Met ingang van1 juli worden alle containers die in Rotterdam aan boord van een zeeschip gaan, verplicht gewogen. Deze verplichting komt voort uit de wereldwijd ingevoerde SOLAS-conventie (Safety Of Life At Sea). Voor Nederland is deze onder meer opgenomen in de Schepenwet. Onder deze regelgeving is de verlader van gecontaineriseerde lading bij een exportcontainerzending het brutogewicht van de container vast te stellen. Deze Verified Gross Mass (VGM) kan gebeuren met twee wettelijk toegestane methodes: fysieke weging of geverifieerde administratieve berekening.

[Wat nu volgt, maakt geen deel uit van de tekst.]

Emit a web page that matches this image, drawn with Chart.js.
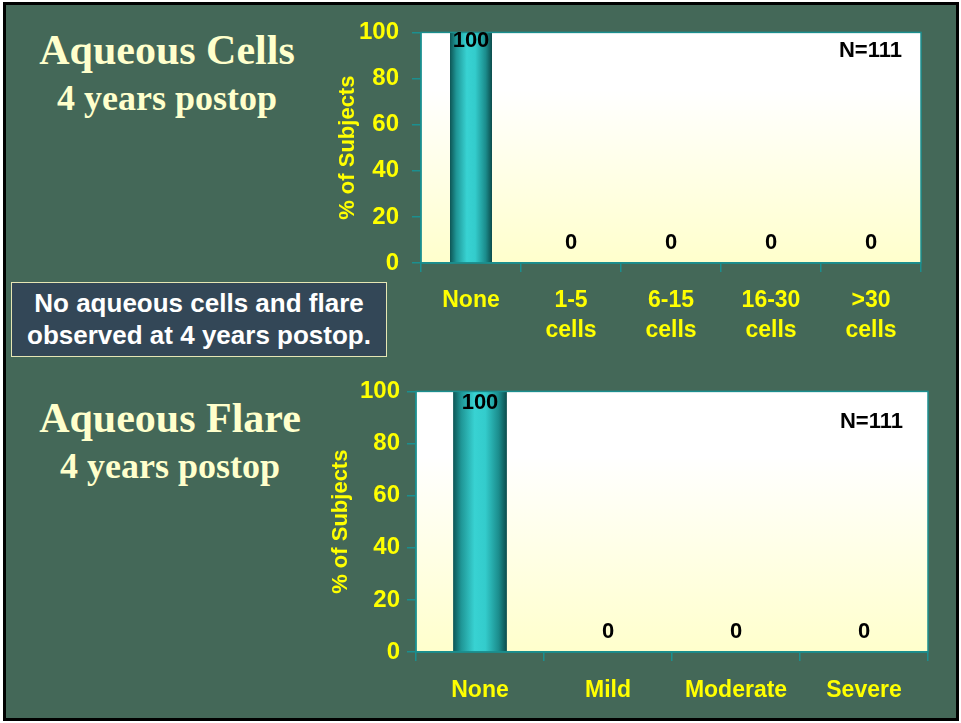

“Bij de belading van het schip wordt in het stuwplan rekening gehouden met de gewichten van de containers en deze moeten dan ook gewoon kloppen”, stelt de VRC, de Rotterdamse vereniging van cargadoors. “Dit betekent in de praktijk dat de betrokken partijen – verlader, expediteur, cargadoor en terminal – data met elkaar moeten delen en elkaar informeren.”
Het doel van de weegplicht is het voorkomen dat de stabiliteit van zeeschepen in gevaar komt, de stapels containers aan boord te zwaar zijn of de containersjorringen het begeven. Dergelijke situaties zouden kunnen ontstaan doordat de werkelijke gewichten van containers die aan boord geplaatst zijn niet overeenkomen met de in de scheepsdocumenten door de verlader opgegeven bruto gewichten.
Lege container
In een bijeenkomst bleek vorige week dat er binnen de keten overeenstemming over bestaat dat een correct VGM inclusief het gewicht van de lege container is. De verlader kan dit vaststellen via de data die op de containerdeur vermeld staan. De cargadoor moet de informatie krijgen van de verlader (genoemd in het cognossement) of het bedrijf dat de container op het zeeschip boekt (meestal een expediteur). De wijze waarop het VGM-bericht wordt aangeleverd (fax, EDI-bericht of anders) mogen partijen zelf bepalen.
Laadgegevens
De cargadoors willen de informatie tijdig ontvangen “teneinde het logistieke proces niet te hinderen… Dit betekent dat de VGM-gegevens ruim van te voren moeten worden gemeld aan de cargadoor. Immers niet alleen moeten de laadgegevens verzameld worden, er moet ook een planning gemaakt worden door de cargadoor en de terminal. Daarnaast moet er voldoende tijd zijn om te voldoen aan de wettelijke verplichtingen, zowel op mondiaal niveau als ten behoeve van de Nederlandse overheid. Ook de klant moet er zeker van zijn dat zijn container aan boord kan en niet op de kade achterblijft omdat het VGM niet beschikbaar is.”
Geen VGM? Dan geen belading
Containers waarvan het gewicht niet gewogen of berekend is mogen vanaf juli 2016 niet meer mee. Ook kunnen containers die weliswaar gewogen zijn of waarvan het gewicht berekend is worden geweigerd aan boord als blijkt dat het opgegeven gewicht significant afwijkt van het werkelijke gewicht.
Volgens de VRC zijn alle partijen het erover eens dat de VGM voor deepsea containervaart minimaal 24 uur vóór aankomst van het te beladen schip bekend dient te zijn bij de cargadoor. “De terminals treden, voor wat betreft de belading van exportcontainers, aan boord van zeeschepen op als dienstverlener voor de cargadoor. Ten aanzien van de opgave en juistheid van de VGM vertrouwen zij op de informatie die ze van hem ontvangen. Indien de terminal niet beschikt over VGM informatie, dan zal de container conform het SOLAS verdrag niet aan boord van het schip worden geladen.”
De terminals zijn niet wettelijk verplicht om containers te wegen indien er geen VGM bekend is. Ze kunnen dit wel als service afspreken met individuele cargadoors.